◆ Task objective
From the first line of the data down to and including the line with "ax = fig.add_axes([0.187, 0.0995, 0.796, 0.862])", copy everything exactly, leaving out pictures.

==*==

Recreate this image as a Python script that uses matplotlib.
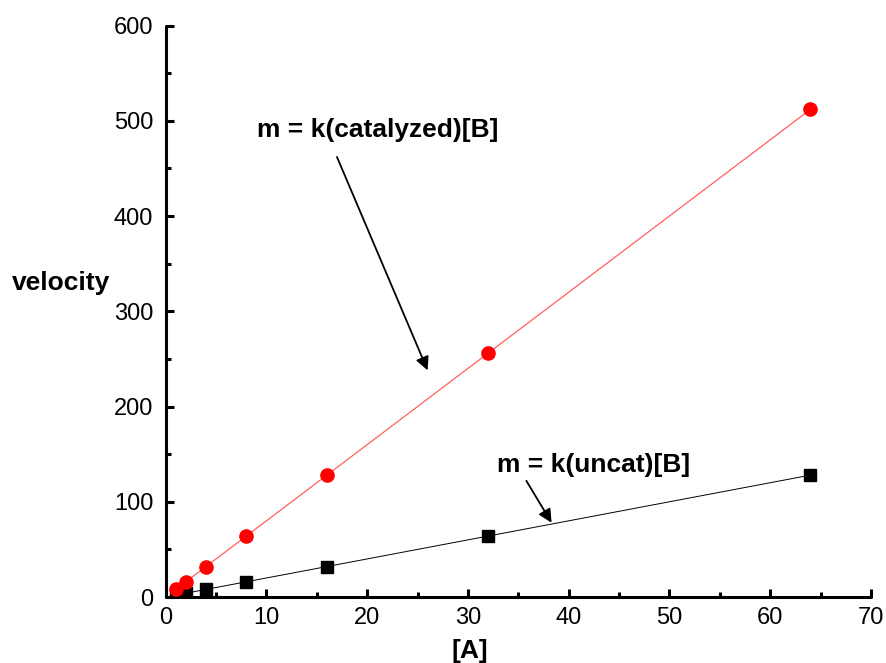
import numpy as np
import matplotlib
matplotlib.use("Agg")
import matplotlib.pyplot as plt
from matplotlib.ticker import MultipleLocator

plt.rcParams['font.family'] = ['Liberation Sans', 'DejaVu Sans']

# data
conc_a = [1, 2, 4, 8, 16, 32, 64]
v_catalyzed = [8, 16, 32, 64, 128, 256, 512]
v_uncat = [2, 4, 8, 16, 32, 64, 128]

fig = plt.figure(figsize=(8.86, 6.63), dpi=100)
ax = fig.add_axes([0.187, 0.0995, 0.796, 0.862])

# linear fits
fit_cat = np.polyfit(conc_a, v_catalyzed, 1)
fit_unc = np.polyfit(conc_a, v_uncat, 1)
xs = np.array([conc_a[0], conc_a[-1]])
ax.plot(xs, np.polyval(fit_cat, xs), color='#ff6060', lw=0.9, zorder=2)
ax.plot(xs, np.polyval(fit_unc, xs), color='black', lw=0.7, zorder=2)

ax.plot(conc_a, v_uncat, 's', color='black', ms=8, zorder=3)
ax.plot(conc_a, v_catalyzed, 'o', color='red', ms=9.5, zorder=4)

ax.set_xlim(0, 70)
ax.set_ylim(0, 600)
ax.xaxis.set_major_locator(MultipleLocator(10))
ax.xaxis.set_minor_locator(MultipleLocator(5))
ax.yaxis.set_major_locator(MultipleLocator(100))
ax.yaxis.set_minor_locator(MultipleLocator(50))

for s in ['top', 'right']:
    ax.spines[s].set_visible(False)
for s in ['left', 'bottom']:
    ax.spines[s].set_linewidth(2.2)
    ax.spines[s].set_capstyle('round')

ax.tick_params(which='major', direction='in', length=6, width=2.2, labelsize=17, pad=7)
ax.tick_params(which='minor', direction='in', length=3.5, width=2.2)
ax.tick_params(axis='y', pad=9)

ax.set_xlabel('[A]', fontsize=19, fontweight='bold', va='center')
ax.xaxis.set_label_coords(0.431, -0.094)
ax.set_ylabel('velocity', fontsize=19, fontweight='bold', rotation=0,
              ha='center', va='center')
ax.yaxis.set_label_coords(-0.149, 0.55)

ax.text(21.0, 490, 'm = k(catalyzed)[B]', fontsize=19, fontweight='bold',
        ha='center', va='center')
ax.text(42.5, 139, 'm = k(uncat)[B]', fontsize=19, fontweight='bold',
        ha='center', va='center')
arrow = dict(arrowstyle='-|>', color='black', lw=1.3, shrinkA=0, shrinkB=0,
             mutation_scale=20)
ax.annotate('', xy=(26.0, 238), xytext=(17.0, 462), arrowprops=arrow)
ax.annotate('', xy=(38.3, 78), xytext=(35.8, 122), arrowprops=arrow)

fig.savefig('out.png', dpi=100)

==*==

◆ Answer for the task
Recreate this image as a Python script that uses matplotlib.
import numpy as np
import matplotlib
matplotlib.use("Agg")
import matplotlib.pyplot as plt
from matplotlib.ticker import MultipleLocator

plt.rcParams['font.family'] = ['Liberation Sans', 'DejaVu Sans']

# data
conc_a = [1, 2, 4, 8, 16, 32, 64]
v_catalyzed = [8, 16, 32, 64, 128, 256, 512]
v_uncat = [2, 4, 8, 16, 32, 64, 128]

fig = plt.figure(figsize=(8.86, 6.63), dpi=100)
ax = fig.add_axes([0.187, 0.0995, 0.796, 0.862])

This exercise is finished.